Philadelphia officials said tests of hundreds of samples from a number of locations had turned up no trace of contaminants related to the discharge. The final all-clear came after days of announcements that water could be guaranteed uncontaminated at least through Monday, then into Tuesday afternoon and finally through Wednesday.
“Throughout the whole event, no contaminants were ever found in Philadelphia's drinking water,” said Michael Carroll, deputy managing director for the city’s Office of Transportation, Infrastructure and Sustainability. He punctuated his words by drinking a glass of water at the podium, as did the mayor at the end of the news conference.
Carroll said the all-clear comes after Coast Guard tests of water from the river continued to show no contamination and water brought into the city system from the river for about four hours early Tuesday was contaminant-free.
“So we know we have enough water on-hand now to last us for about 48 hours ... and when we open the gates again we know that that water is going to be in that window where there's no contamination in the river,” he said. Elevated tests, however, will continue until environmental officials say it is all right to ease off, he said.
Intakes allowing water from the river into the Baxter Water Treatment Plant in northeast Philadelphia about 13 miles (21 kilometers) south of the spill were initially closed. But they were later opened periodically to maintain minimal water levels to avoid damage to equipment and to supply water for fire safety and other essential needs, officials said.
Carroll had said Monday night that the city had materials available to treat contaminated water should any enter the system and out of an abundance of caution were also developing plans to distribute water if needed, providing “timely information on a block-by-block basis.”
The city's health commissioner, Cheryl Bettigole, said any contamination, if it were to occur, would be at a “very, very low level” after the chemicals had come through the river and through treatment, making any health risks “extremely unlikely,” although officials would want to inform people so they could elect to take precautions.

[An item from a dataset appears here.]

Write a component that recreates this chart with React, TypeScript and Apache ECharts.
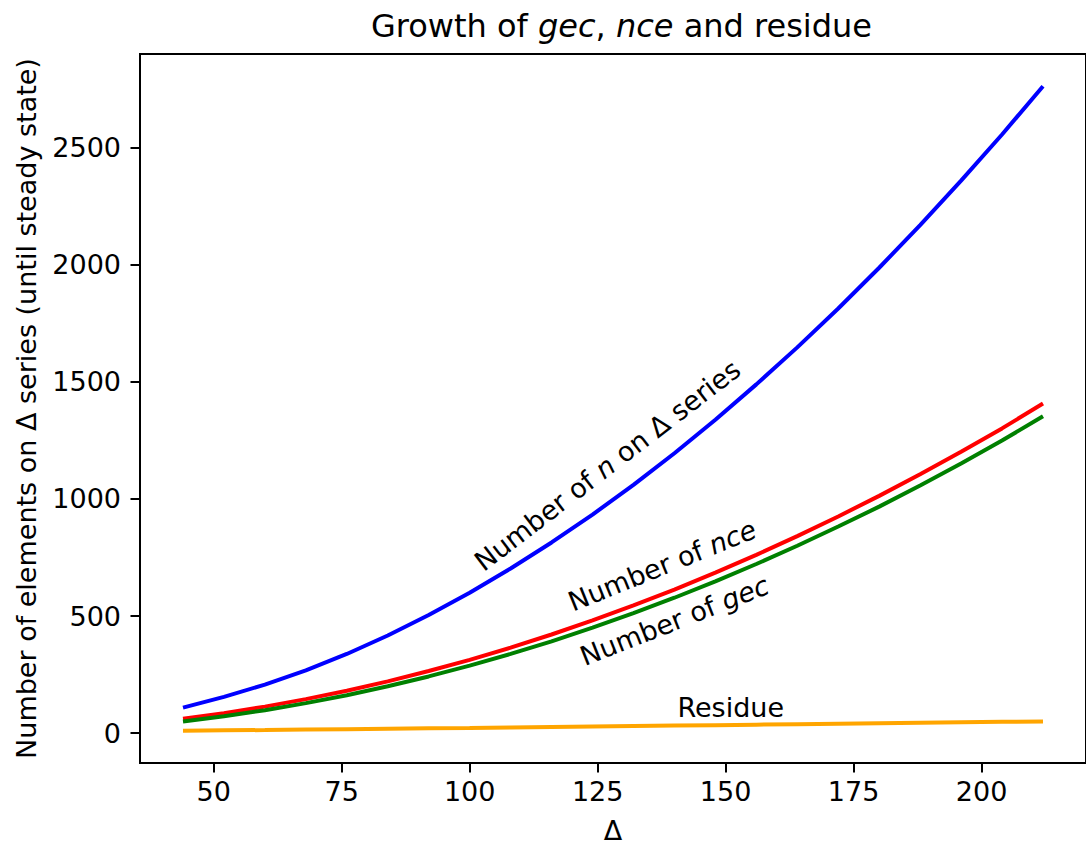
import React, { useEffect, useRef } from "react";
import * as echarts from "echarts";

// Δ values (x) and series
const delta = [44, 52, 60, 68, 76, 84, 92, 100, 108, 116, 124, 132, 140, 148, 156, 164, 172, 180, 188, 196, 204, 212];
const nOnDelta = [109, 155, 207, 268, 338, 417, 504, 599, 703, 814, 933, 1060, 1195, 1338, 1489, 1647, 1813, 1987, 2169, 2359, 2556, 2762];
const nce = [61, 85, 113, 145, 181, 221, 265, 313, 365, 421, 481, 545, 613, 685, 761, 841, 925, 1013, 1105, 1201, 1301, 1407];
const gec = [50, 72, 98, 128, 162, 200, 242, 288, 338, 392, 450, 512, 578, 648, 722, 800, 882, 967, 1057, 1151, 1249, 1353];
const residue = [10, 12, 13, 15, 17, 19, 21, 22, 24, 26, 28, 30, 32, 34, 36, 38, 40, 42, 44, 46, 48, 50];

const xTicks = [50, 75, 100, 125, 150, 175, 200];
const yTicks = [0, 500, 1000, 1500, 2000, 2500];

const xRange = [35.6, 220.4];
const yRange = [-127.6, 2899.6];

const FONT = "DejaVu Sans";

type Annot = { x: number; y: number; angle: number; parts: [string, boolean][] };
const annotations: Annot[] = [
  { x: 126.9, y: 1143, angle: 37.5, parts: [["Number of ", false], ["n", true], [" on Δ series", false]] },
  { x: 137.6, y: 716, angle: 22, parts: [["Number of ", false], ["nce", true]] },
  { x: 140.0, y: 480, angle: 21.5, parts: [["Number of ", false], ["gec", true]] },
  { x: 151.0, y: 111, angle: 0, parts: [["Residue", false]] },
];

const richStyles = (size: number) => ({
  n: { fontFamily: FONT, fontSize: size, color: "#000", fill: "#000" },
  i: { fontFamily: FONT, fontSize: size, color: "#000", fill: "#000", fontStyle: "italic" },
});

const toRich = (parts: [string, boolean][]) =>
  parts.map(([t, it]) => `{${it ? "i" : "n"}|${t}}`).join("");

export default function App() {
  const ref = useRef<HTMLDivElement>(null);
  useEffect(() => {
    const chart = echarts.init(ref.current!, null, { renderer: "svg" });
    const pair = (ys: number[]) => delta.map((d, i) => [d, ys[i]]);
    const mk = (name: string, ys: number[], color: string) => ({
      name,
      type: "line",
      data: pair(ys),
      showSymbol: false,
      symbol: "none",
      smooth: false,
      lineStyle: { color, width: 4 },
      itemStyle: { color },
    });
    chart.setOption({
      animation: false,
      backgroundColor: "#fff",
      title: {
        text: toRich([["Growth of ", false], ["gec", true], [", ", false], ["nce", true], [" and residue", false]]),
        left: 616.5,
        textAlign: "center",
        top: 5,
        textStyle: { rich: richStyles(32), fontFamily: FONT, fontSize: 32, fontWeight: "normal", color: "#000" },
      },
      grid: {
        left: 140,
        top: 54,
        right: -7.3,
        bottom: 84,
        show: true,
        borderColor: "#000",
        borderWidth: 2,
        backgroundColor: "transparent",
      },
      xAxis: {
        type: "value",
        min: xRange[0],
        max: xRange[1],
        name: "Δ",
        nameLocation: "middle",
        nameGap: 54,
        nameTextStyle: { fontFamily: FONT, fontSize: 27, color: "#000" },
        axisLine: { show: true, onZero: false, lineStyle: { color: "#000", width: 2 } },
        axisTick: { show: true, customValues: xTicks, length: 9.5, lineStyle: { color: "#000", width: 2 } },
        axisLabel: { customValues: xTicks, formatter: (v: number) => String(v), fontFamily: FONT, fontSize: 27, color: "#000", margin: 15 },
        splitLine: { show: false },
      },
      yAxis: {
        type: "value",
        min: yRange[0],
        max: yRange[1],
        name: "Number of elements on Δ series (until steady state)",
        nameLocation: "middle",
        nameGap: 100,
        nameTextStyle: { fontFamily: FONT, fontSize: 27, color: "#000" },
        axisLine: { show: true, onZero: false, lineStyle: { color: "#000", width: 2 } },
        axisTick: { show: true, customValues: yTicks, length: 9.5, lineStyle: { color: "#000", width: 2 } },
        axisLabel: { customValues: yTicks, formatter: (v: number) => String(v), fontFamily: FONT, fontSize: 27, color: "#000", margin: 19 },
        splitLine: { show: false },
      },
      series: [
        mk("Number of n on Δ series", nOnDelta, "#0000ff"),
        mk("Number of nce", nce, "#ff0000"),
        mk("Number of gec", gec, "#008000"),
        mk("Residue", residue, "#ffa500"),
      ],
    });
    const graphic = annotations.map((a) => {
      const p = chart.convertToPixel({ gridIndex: 0 }, [a.x, a.y]) as number[];
      return {
        type: "text",
        x: p[0],
        y: p[1],
        rotation: (a.angle * Math.PI) / 180,
        z: 10,
        style: {
          text: toRich(a.parts),
          rich: richStyles(27),
          fontFamily: FONT,
          fontSize: 27,
          fill: "#000",
          textAlign: "center",
          textVerticalAlign: "middle",
          verticalAlign: "middle",
          align: "center",
        },
      };
    });
    chart.setOption({ graphic });
    return () => chart.dispose();
  }, []);
  return (
    <div
      ref={ref}
      style={{ position: "absolute", left: 0, top: 0, width: 1086, height: 849 }}
    />
  );
}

Announcements and an alert sent out Sunday were followed by a run on bottled water in Philadelphia stores that left many bare shelves and “No water” signs posted at some. If bottled water was unavailable, officials said, people could fill empty bottles with tap water.
Asher Rosinger, a Penn State University researcher who studies water access, said big, headline-grabbing events casting doubt on water safety could increase distrust in tap water among city residents, something that has already worsened across the nation after the Flint water crisis.
Already, 20% of adults nationally say they don’t drink tap water — filtered or not — up from 14% before the Flint crisis, according to a study of federal survey data. The figures are higher among Black adults, with 35% saying they avoid drinking tap, up from 25% before Flint. Among Hispanic adults, the figure rose to 38%, up from 27%.
Philadelphia is one of the few major cities that has actively tried to increase trust, running campaigns promoting the cost and safety of its tap water, but distrust is a lingering issue. Among Black residents in 2021, more than 60% said they mostly drank bottled water, compared to 42% of Philadelphia residents overall.
“Philly has done a lot to try to increase tap water use and confidence in the tap,” Rosinger said in an email. “This type of spill will set that effort back.”
Trinseo said that following an internal review of operations at the plant, which makes acrylic resins and employs about 110 people, the company “expects to resume partial production within the next several days and to resume full production shortly thereafter.”
The Delaware Riverkeeper Network said the level of information released to the public has been “incredibly deficient and undermines public trust.” The environmental advocacy group has asked authorities to provide more details on testing and the materials released and for the public to be told where they can report any damage they see to the river.
Michael Phillis reported from St. Louis.